Quando um engenheiro, um programador, um advogado ou qualquer profissional vai trabalhar no exterior, tem a oportunidade de conhecer novas tecnologias, outras formas de trabalho, aprimorar seu conhecimento (e depois, se quiser, voltar e aplicar isso no Brasil). Pode não conseguir nem querer nada disso. Não importa. É seu direito tentar a sorte onde bem entender.
Mas, para o Boulos e os intelectuais do PSOL, jogador de futebol não tem esse direito. Em vez de deixar os mais talentosos aprimorarem sua técnica disputando os principais campeonatos do mundo com atletas de alto nível, o partido quer condená-los a atravessar uma fase crucial de suas carreiras jogando com os pernas-de-pau e cabeças-de-bagre que são maioria até na divisão principal do Brasileirão. Difícil entender como isso vai melhorar a qualidade do nosso futebol.
Pior. Caso a ideia seja mesmo levada adiante, o provável é que os clubes europeus continuem importando nossos principais talentos do mesmo jeito. O próprio historiador da USP observa que no “Primeiro Mundo” o esporte se tornou um negócio multibilionário e “pode comprar tudo”. Se pode comprar tudo, pode pagar o imposto também.

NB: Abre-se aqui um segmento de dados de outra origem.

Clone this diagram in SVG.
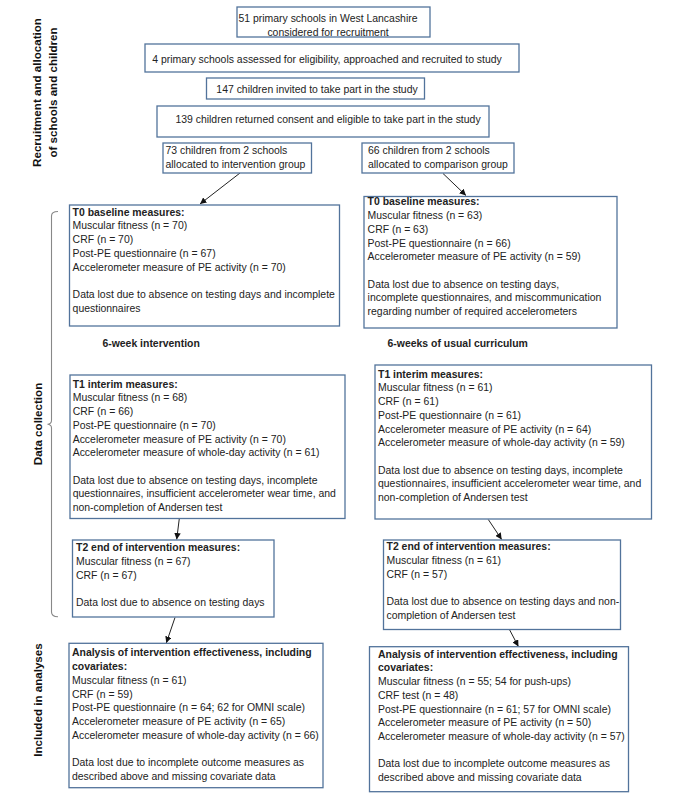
<svg xmlns="http://www.w3.org/2000/svg" width="676" height="800" viewBox="0 0 676 800">
<defs>
<style>
.bx{fill:#fff;stroke:#52739b;stroke-width:1.3}
.t{font-family:"Liberation Sans",Arial,sans-serif;font-size:10.45px;fill:#222}
.b{font-weight:bold}
.side{font-family:"Liberation Sans",Arial,sans-serif;font-size:11.6px;font-weight:bold;fill:#111}
.c{fill:none;stroke:#222;stroke-width:1}
.br{fill:none;stroke:#888;stroke-width:1.1}
</style>
<marker id="ah" viewBox="0 0 10 10" refX="10" refY="5" markerWidth="6.5" markerHeight="6.5" orient="auto" markerUnits="userSpaceOnUse">
<path d="M0,0 L10,5 L0,10 z" fill="#111"/>
</marker>
</defs>
<rect width="676" height="800" fill="#fff"/>

<g id="labels">
<text class="side" transform="translate(41,92.5) rotate(-90)" text-anchor="middle">Recruitment and allocation</text>
<text class="side" transform="translate(57,92.5) rotate(-90)" text-anchor="middle">of schools and children</text>
<text class="side" transform="translate(42,424) rotate(-90)" text-anchor="middle">Data collection</text>
<text class="side" transform="translate(42,700) rotate(-90)" text-anchor="middle">Included in analyses</text>
<path class="br" d="M58,211.5 Q51.5,211.5 51.5,216 L51.5,420.5 Q51.5,424 47.5,424.3 Q51.5,424.6 51.5,428 L51.5,612 Q51.5,616.7 58,616.7"/>
</g>

<g id="connectors">
<line class="c" x1="240" y1="173" x2="200" y2="204" marker-end="url(#ah)"/>
<line class="c" x1="443" y1="173.5" x2="466" y2="195.5" marker-end="url(#ah)"/>
<line class="c" x1="179.3" y1="518.5" x2="176.7" y2="539.5" marker-end="url(#ah)"/>
<line class="c" x1="488.3" y1="519.5" x2="501.7" y2="539.5" marker-end="url(#ah)"/>
<line class="c" x1="175" y1="617.5" x2="166.3" y2="643" marker-end="url(#ah)"/>
<line class="c" x1="509.7" y1="630" x2="518.4" y2="646.5" marker-end="url(#ah)"/>
</g>

<g id="n1">
<rect class="bx" x="237" y="7" width="193" height="30"/>
<text class="t" x="328" y="22" text-anchor="middle">51 primary schools in West Lancashire</text>
<text class="t" x="328" y="35.5" text-anchor="middle">considered for recruitment</text>
</g>
<g id="n2">
<rect class="bx" x="145" y="44" width="374" height="28"/>
<text class="t" x="327" y="62.5" text-anchor="middle">4 primary schools assessed for eligibility, approached and recruited to study</text>
</g>
<g id="n3">
<rect class="bx" x="206.5" y="78" width="218" height="21"/>
<text class="t" x="317" y="92.5" text-anchor="middle">147 children invited to take part in the study</text>
</g>
<g id="n4">
<rect class="bx" x="157" y="106" width="332" height="31"/>
<text class="t" x="328" y="123" text-anchor="middle">139 children returned consent and eligible to take part in the study</text>
</g>
<g id="n5">
<rect class="bx" x="163" y="143" width="148.5" height="30"/>
<text class="t" x="165.5" y="154">73 children from 2 schools</text>
<text class="t" x="165.5" y="167.7">allocated to intervention group</text>
</g>
<g id="n6">
<rect class="bx" x="362" y="143" width="152" height="30"/>
<text class="t" x="368" y="154">66 children from 2 schools</text>
<text class="t" x="368" y="167.7">allocated to comparison group</text>
</g>

<g id="t0-left">
<rect class="bx" x="69.5" y="205" width="270" height="121"/>
<text class="t b" x="72.6" y="215.7">T0 baseline measures:</text>
<text class="t" x="72.6" y="229.4">Muscular fitness (n = 70)</text>
<text class="t" x="72.6" y="243.1">CRF (n = 70)</text>
<text class="t" x="72.6" y="256.8">Post-PE questionnaire (n = 67)</text>
<text class="t" x="72.6" y="270.5">Accelerometer measure of PE activity (n = 70)</text>
<text class="t" x="72.6" y="297.9">Data lost due to absence on testing days and incomplete</text>
<text class="t" x="72.6" y="311.6">questionnaires</text>
</g>
<g id="t0-right">
<rect class="bx" x="364" y="196.5" width="253" height="131.5"/>
<text class="t b" x="367.6" y="205.4">T0 baseline measures:</text>
<text class="t" x="367.6" y="219.1">Muscular fitness (n = 63)</text>
<text class="t" x="367.6" y="232.8">CRF (n = 63)</text>
<text class="t" x="367.6" y="246.5">Post-PE questionnaire (n = 66)</text>
<text class="t" x="367.6" y="260.2">Accelerometer measure of PE activity (n = 59)</text>
<text class="t" x="367.6" y="287.6">Data lost due to absence on testing days,</text>
<text class="t" x="367.6" y="301.3">incomplete questionnaires, and miscommunication</text>
<text class="t" x="367.6" y="315">regarding number of required accelerometers</text>
</g>

<g id="phase-labels">
<text class="t b" x="102.4" y="347">6-week intervention</text>
<text class="t b" x="387.5" y="347">6-weeks of usual curriculum</text>
</g>

<g id="t1-left">
<rect class="bx" x="70" y="375" width="275" height="143.5"/>
<text class="t b" x="72.7" y="387.7">T1 interim measures:</text>
<text class="t" x="72.7" y="401.4">Muscular fitness (n = 68)</text>
<text class="t" x="72.7" y="415.1">CRF (n = 66)</text>
<text class="t" x="72.7" y="428.8">Post-PE questionnaire (n = 70)</text>
<text class="t" x="72.7" y="442.5">Accelerometer measure of PE activity (n = 70)</text>
<text class="t" x="72.7" y="456.2">Accelerometer measure of whole-day activity (n = 61)</text>
<text class="t" x="72.7" y="483.6">Data lost due to absence on testing days, incomplete</text>
<text class="t" x="72.7" y="497.3">questionnaires, insufficient accelerometer wear time, and</text>
<text class="t" x="72.7" y="511">non-completion of Andersen test</text>
</g>
<g id="t1-right">
<rect class="bx" x="375" y="365" width="276.5" height="154"/>
<text class="t b" x="378" y="377.7">T1 interim measures:</text>
<text class="t" x="378" y="391.4">Muscular fitness (n = 61)</text>
<text class="t" x="378" y="405.1">CRF (n = 61)</text>
<text class="t" x="378" y="418.8">Post-PE questionnaire (n = 61)</text>
<text class="t" x="378" y="432.5">Accelerometer measure of PE activity (n = 64)</text>
<text class="t" x="378" y="446.2">Accelerometer measure of whole-day activity (n = 59)</text>
<text class="t" x="378" y="473.6">Data lost due to absence on testing days, incomplete</text>
<text class="t" x="378" y="487.3">questionnaires, insufficient accelerometer wear time, and</text>
<text class="t" x="378" y="501">non-completion of Andersen test</text>
</g>

<g id="t2-left">
<rect class="bx" x="72.5" y="540" width="201.5" height="77"/>
<text class="t b" x="76" y="551.4">T2 end of intervention measures:</text>
<text class="t" x="76" y="565.1">Muscular fitness (n = 67)</text>
<text class="t" x="76" y="578.8">CRF (n = 67)</text>
<text class="t" x="76" y="606.2">Data lost due to absence on testing days</text>
</g>
<g id="t2-right">
<rect class="bx" x="383.5" y="540" width="237" height="89.5"/>
<text class="t b" x="386.5" y="550.4">T2 end of intervention measures:</text>
<text class="t" x="386.5" y="564.1">Muscular fitness (n = 61)</text>
<text class="t" x="386.5" y="577.8">CRF (n = 57)</text>
<text class="t" x="386.5" y="605.2">Data lost due to absence on testing days and non-</text>
<text class="t" x="386.5" y="618.9">completion of Andersen test</text>
</g>

<g id="analysis-left">
<rect class="bx" x="69" y="643.3" width="254" height="144.4"/>
<text class="t b" x="72" y="656.4">Analysis of intervention effectiveness, including</text>
<text class="t b" x="72" y="670.1">covariates:</text>
<text class="t" x="72" y="683.8">Muscular fitness (n = 61)</text>
<text class="t" x="72" y="697.5">CRF (n = 59)</text>
<text class="t" x="72" y="711.2">Post-PE questionnaire (n = 64; 62 for OMNI scale)</text>
<text class="t" x="72" y="724.9">Accelerometer measure of PE activity (n = 65)</text>
<text class="t" x="72" y="738.6">Accelerometer measure of whole-day activity (n = 66)</text>
<text class="t" x="72" y="766">Data lost due to incomplete outcome measures as</text>
<text class="t" x="72" y="779.7">described above and missing covariate data</text>
</g>
<g id="analysis-right">
<rect class="bx" x="369.5" y="646.7" width="259" height="145"/>
<text class="t b" x="378" y="657.7">Analysis of intervention effectiveness, including</text>
<text class="t b" x="378" y="671.4">covariates:</text>
<text class="t" x="378" y="685.1">Muscular fitness (n = 55; 54 for push-ups)</text>
<text class="t" x="378" y="698.8">CRF test (n = 48)</text>
<text class="t" x="378" y="712.5">Post-PE questionnaire (n = 61; 57 for OMNI scale)</text>
<text class="t" x="378" y="726.2">Accelerometer measure of PE activity (n = 50)</text>
<text class="t" x="378" y="739.9">Accelerometer measure of whole-day activity (n = 57)</text>
<text class="t" x="378" y="767.3">Data lost due to incomplete outcome measures as</text>
<text class="t" x="378" y="781">described above and missing covariate data</text>
</g>
</svg>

Quem perderá são os jogadores comuns. Gente pobre, na maioria esmagadora dos casos, que com um mínimo de bola no pé consegue contratos na Ásia, Leste Europeu e demais mercados da segunda divisão do futebol mundial. Em clubes que, em boa parte dos casos, pagam mais que a miséria reinante no futebol brasileiro. Para esses atletas, os “convencionais”, não haverá quem pague imposto. Para eles, restará tentar a sorte no Brasil mesmo. No futebol ou sabe-se lá onde.